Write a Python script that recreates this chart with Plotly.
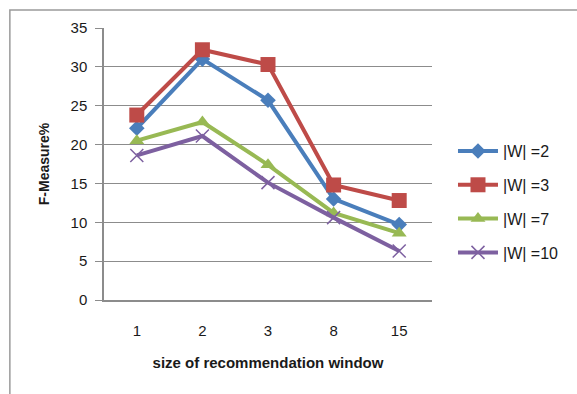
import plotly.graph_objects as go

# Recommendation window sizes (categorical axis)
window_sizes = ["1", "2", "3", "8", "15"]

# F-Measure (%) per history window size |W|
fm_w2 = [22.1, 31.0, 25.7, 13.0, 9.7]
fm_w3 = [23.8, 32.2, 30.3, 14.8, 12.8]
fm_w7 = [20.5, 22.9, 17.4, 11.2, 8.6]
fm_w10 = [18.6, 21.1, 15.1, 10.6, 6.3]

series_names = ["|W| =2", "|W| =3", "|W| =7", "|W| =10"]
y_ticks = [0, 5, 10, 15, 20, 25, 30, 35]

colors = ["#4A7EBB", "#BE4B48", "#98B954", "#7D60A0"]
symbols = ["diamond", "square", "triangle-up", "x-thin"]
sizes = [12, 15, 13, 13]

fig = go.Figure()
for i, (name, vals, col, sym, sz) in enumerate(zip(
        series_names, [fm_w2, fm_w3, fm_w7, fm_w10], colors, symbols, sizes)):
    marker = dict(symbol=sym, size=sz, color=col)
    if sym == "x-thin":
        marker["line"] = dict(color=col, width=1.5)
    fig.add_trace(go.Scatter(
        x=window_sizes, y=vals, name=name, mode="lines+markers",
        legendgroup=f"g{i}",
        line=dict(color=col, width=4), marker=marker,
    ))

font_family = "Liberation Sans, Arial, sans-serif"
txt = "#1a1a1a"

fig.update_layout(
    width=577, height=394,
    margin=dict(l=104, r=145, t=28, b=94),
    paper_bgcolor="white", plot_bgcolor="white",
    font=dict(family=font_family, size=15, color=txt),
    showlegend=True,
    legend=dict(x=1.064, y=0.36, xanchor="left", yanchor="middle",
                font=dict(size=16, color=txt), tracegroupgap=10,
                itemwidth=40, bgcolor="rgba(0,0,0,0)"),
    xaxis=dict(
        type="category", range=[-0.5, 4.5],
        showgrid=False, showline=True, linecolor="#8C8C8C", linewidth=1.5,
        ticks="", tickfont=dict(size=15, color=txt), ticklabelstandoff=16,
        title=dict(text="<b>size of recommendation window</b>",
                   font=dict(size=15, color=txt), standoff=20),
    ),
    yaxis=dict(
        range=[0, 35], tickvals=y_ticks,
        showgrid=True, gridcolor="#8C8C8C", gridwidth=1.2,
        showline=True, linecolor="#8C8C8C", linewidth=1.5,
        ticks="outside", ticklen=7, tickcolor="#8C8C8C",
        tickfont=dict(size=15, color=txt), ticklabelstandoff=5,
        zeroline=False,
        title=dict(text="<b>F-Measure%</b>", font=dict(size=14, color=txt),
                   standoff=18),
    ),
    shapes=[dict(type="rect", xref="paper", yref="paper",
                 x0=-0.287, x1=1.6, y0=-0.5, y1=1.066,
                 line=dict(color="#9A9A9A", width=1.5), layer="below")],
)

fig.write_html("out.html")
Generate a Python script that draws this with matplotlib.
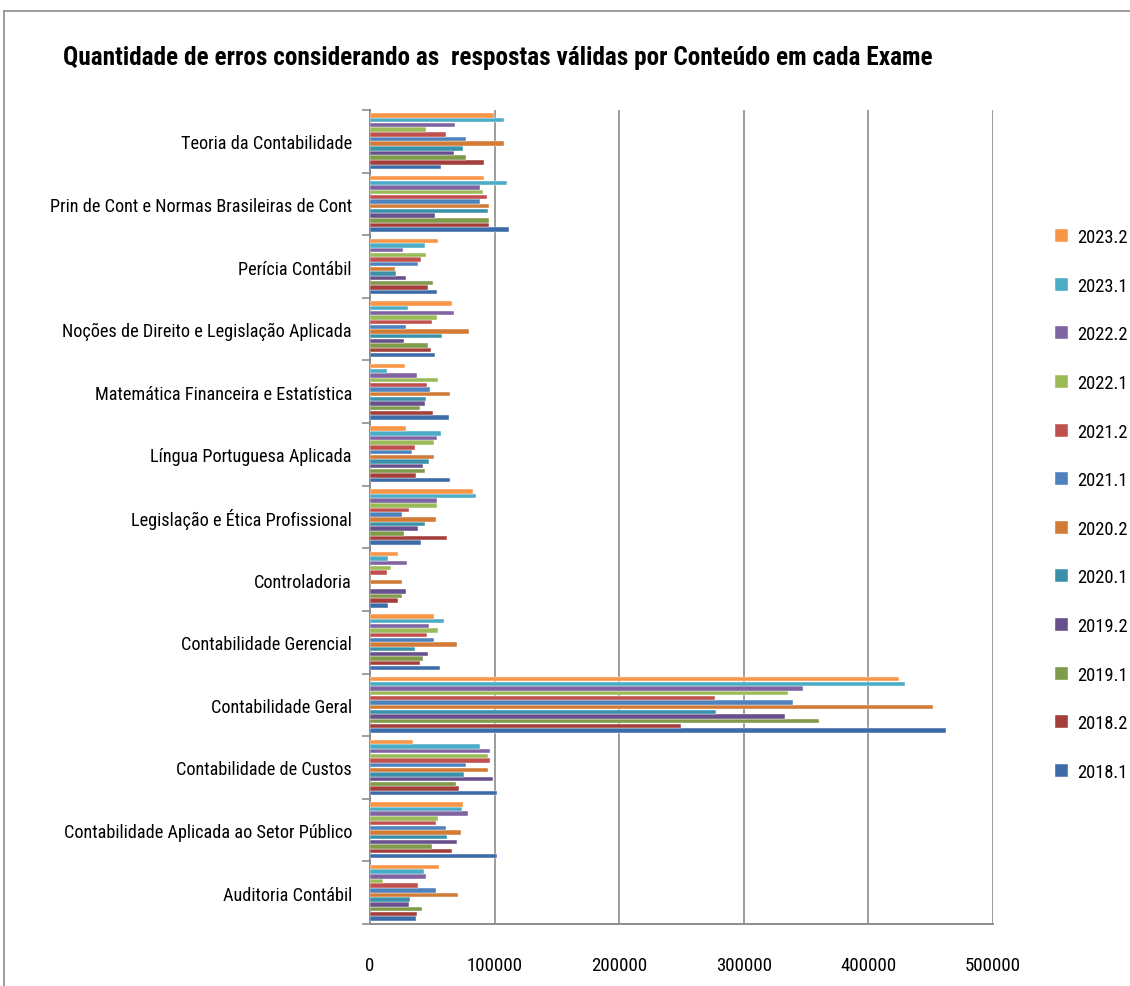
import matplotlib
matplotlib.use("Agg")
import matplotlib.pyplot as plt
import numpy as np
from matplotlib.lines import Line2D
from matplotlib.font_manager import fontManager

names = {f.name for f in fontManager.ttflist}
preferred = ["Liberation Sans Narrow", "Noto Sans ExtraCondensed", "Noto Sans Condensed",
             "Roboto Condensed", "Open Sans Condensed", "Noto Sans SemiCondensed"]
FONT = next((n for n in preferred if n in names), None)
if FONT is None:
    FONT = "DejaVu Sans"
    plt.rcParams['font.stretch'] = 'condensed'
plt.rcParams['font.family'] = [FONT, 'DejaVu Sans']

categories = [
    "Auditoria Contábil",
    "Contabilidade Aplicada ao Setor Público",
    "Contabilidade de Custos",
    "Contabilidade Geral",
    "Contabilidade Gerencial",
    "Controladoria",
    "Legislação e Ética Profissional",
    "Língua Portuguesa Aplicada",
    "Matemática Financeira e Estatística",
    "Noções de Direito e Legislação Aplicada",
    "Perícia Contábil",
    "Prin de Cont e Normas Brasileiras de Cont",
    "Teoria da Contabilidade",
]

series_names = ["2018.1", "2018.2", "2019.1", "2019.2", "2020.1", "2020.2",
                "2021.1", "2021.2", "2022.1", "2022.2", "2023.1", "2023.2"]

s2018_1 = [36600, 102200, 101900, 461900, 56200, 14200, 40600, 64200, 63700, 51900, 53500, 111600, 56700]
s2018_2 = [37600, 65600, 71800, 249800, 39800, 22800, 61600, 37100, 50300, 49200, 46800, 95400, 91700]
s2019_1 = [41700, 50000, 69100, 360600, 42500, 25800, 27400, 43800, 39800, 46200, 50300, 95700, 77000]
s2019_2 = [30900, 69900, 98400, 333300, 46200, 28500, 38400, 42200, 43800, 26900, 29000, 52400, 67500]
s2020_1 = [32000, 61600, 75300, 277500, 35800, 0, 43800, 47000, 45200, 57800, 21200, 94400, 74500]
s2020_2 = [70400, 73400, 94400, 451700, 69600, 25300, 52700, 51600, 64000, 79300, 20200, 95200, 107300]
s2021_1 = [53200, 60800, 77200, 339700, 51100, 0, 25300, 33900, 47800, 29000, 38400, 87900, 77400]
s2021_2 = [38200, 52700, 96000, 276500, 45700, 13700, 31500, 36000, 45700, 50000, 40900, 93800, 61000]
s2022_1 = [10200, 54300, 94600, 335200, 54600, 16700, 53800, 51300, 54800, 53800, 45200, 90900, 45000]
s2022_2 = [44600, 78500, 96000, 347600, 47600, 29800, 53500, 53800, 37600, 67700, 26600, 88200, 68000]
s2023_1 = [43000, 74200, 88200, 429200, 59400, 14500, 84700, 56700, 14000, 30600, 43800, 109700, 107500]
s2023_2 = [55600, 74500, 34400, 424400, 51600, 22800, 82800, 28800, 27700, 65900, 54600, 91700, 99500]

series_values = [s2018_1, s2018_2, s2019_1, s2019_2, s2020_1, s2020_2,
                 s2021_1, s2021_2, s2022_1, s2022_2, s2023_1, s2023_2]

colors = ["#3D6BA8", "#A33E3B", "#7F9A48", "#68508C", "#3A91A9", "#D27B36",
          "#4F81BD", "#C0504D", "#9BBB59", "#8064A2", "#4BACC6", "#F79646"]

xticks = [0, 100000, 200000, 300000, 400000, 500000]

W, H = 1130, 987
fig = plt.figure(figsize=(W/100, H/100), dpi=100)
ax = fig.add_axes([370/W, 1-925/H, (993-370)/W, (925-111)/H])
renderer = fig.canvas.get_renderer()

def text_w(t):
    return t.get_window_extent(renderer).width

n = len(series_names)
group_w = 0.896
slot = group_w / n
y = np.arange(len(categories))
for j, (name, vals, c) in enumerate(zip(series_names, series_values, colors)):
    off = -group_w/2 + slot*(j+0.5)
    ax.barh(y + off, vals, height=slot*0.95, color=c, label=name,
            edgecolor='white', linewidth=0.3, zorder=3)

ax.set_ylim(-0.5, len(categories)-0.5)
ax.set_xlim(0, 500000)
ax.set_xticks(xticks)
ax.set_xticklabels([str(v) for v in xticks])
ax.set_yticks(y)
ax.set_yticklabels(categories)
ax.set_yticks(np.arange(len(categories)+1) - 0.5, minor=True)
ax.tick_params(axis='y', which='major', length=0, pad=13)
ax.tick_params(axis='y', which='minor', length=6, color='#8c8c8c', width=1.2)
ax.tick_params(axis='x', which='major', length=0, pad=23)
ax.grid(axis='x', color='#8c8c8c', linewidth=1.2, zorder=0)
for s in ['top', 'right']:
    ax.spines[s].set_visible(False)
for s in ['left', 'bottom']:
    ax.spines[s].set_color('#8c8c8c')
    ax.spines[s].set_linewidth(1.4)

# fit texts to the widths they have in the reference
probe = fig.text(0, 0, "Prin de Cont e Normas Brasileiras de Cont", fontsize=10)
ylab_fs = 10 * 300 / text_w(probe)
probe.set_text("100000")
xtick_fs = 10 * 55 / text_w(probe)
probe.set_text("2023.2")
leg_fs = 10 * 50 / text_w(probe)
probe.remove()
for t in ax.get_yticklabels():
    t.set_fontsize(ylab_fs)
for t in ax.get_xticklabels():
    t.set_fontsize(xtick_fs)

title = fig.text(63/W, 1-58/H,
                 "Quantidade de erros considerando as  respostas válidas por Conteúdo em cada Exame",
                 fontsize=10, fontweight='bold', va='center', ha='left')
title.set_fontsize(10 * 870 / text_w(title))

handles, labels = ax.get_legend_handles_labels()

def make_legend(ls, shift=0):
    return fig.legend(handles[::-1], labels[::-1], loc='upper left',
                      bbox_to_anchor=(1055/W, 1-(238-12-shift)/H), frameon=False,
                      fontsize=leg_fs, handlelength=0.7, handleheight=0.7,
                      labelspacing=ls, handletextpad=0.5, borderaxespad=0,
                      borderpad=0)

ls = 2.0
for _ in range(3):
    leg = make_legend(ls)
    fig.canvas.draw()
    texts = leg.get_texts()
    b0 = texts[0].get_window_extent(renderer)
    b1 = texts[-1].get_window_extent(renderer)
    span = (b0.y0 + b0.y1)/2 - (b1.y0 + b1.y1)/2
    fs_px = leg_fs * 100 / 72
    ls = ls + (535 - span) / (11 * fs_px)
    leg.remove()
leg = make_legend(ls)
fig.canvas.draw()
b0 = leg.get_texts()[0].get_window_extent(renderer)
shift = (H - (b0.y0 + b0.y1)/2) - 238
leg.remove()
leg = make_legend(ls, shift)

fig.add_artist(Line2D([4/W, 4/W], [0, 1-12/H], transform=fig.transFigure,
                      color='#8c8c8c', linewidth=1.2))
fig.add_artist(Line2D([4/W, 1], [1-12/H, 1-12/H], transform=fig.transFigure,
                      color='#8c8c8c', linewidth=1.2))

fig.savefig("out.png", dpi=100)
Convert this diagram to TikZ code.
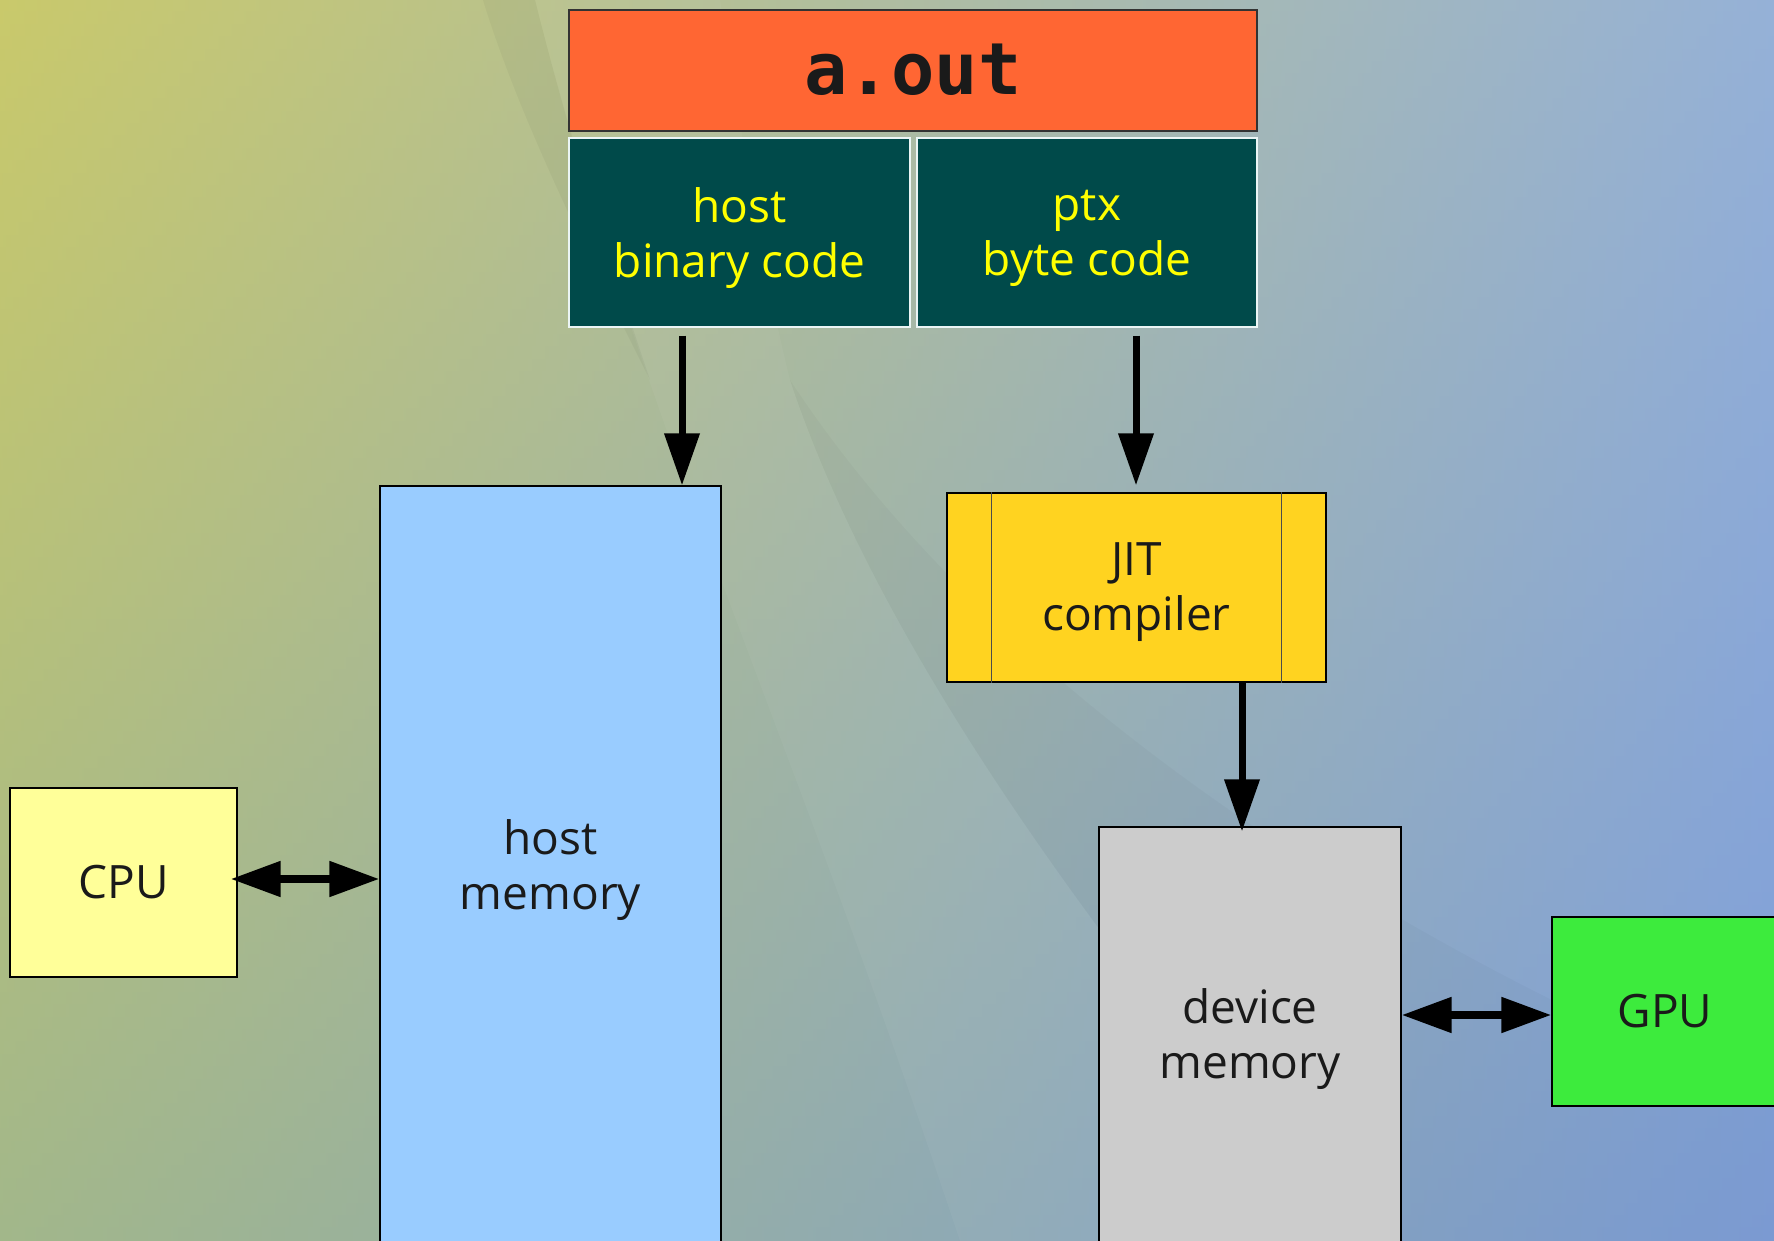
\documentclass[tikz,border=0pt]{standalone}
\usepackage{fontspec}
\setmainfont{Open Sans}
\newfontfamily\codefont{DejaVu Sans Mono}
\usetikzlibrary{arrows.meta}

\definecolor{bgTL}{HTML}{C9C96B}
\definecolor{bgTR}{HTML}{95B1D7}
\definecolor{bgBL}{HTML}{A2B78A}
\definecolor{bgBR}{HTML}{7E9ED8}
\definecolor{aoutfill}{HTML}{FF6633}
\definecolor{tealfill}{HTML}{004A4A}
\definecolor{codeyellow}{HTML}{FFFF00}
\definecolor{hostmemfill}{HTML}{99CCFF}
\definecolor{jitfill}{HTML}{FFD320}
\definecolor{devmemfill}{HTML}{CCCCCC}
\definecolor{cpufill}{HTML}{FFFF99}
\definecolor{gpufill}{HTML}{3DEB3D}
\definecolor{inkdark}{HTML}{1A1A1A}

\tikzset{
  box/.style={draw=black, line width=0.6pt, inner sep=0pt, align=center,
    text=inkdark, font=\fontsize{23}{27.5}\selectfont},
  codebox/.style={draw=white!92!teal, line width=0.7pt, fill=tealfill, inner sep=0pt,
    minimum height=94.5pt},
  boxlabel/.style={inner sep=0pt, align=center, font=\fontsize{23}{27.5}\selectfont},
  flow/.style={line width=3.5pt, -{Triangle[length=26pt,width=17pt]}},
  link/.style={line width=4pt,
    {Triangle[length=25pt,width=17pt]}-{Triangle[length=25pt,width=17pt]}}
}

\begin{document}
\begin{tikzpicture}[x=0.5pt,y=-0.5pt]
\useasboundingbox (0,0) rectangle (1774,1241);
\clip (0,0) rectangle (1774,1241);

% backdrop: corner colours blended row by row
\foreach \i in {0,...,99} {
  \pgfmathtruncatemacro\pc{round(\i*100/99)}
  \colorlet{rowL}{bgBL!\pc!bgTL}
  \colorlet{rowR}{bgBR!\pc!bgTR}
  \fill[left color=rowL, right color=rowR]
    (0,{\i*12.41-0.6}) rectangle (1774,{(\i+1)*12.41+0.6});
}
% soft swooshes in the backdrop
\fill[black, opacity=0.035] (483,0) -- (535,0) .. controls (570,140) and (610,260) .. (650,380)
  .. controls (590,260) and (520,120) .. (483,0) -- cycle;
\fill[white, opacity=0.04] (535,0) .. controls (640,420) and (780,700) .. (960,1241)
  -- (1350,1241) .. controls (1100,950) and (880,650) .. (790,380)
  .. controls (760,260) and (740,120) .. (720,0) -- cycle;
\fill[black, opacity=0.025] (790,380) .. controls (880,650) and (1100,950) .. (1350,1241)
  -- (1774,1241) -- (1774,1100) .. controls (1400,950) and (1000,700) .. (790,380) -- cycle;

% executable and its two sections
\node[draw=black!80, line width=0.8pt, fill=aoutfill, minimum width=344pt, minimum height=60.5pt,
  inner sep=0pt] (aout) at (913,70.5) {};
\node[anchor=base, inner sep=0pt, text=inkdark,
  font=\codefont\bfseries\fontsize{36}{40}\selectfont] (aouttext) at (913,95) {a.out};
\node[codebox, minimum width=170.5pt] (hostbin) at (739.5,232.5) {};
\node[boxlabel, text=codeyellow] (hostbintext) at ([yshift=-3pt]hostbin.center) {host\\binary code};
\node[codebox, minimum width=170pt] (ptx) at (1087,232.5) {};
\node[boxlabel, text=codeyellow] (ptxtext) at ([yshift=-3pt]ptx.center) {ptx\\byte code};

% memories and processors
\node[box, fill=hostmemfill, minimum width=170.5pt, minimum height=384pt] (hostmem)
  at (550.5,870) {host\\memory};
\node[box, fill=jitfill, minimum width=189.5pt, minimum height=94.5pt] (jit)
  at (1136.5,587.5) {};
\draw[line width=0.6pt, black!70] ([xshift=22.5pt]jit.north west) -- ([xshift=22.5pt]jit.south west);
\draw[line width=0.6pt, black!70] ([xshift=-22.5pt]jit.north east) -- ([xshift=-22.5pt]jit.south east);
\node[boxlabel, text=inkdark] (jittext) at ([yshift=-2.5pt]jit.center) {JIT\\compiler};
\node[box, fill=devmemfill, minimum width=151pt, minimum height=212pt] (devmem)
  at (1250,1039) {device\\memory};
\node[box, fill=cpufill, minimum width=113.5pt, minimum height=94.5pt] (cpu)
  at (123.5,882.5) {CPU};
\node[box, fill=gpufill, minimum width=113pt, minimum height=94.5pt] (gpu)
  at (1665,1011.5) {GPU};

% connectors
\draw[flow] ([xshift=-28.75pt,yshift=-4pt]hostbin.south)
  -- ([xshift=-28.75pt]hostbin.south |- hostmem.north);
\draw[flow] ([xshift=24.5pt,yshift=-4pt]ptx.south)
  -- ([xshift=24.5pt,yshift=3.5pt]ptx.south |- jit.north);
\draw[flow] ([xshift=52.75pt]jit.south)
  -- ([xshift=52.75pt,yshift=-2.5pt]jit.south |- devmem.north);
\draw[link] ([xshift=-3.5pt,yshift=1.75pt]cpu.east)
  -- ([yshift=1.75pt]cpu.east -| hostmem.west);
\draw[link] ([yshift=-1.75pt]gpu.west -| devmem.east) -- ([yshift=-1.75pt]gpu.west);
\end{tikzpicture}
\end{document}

◆ ◆ ◆

- Required work -
Your task is to restate word for word the lines from the top of the data to the line containing "sizes = [12, 15, 13, 13]", both ends included, with every picture left out.

- Task solution -
Write a Python script that recreates this chart with Plotly.
import plotly.graph_objects as go

# Recommendation window sizes (categorical axis)
window_sizes = ["1", "2", "3", "8", "15"]

# F-Measure (%) per history window size |W|
fm_w2 = [22.1, 31.0, 25.7, 13.0, 9.7]
fm_w3 = [23.8, 32.2, 30.3, 14.8, 12.8]
fm_w7 = [20.5, 22.9, 17.4, 11.2, 8.6]
fm_w10 = [18.6, 21.1, 15.1, 10.6, 6.3]

series_names = ["|W| =2", "|W| =3", "|W| =7", "|W| =10"]
y_ticks = [0, 5, 10, 15, 20, 25, 30, 35]

colors = ["#4A7EBB", "#BE4B48", "#98B954", "#7D60A0"]
symbols = ["diamond", "square", "triangle-up", "x-thin"]
sizes = [12, 15, 13, 13]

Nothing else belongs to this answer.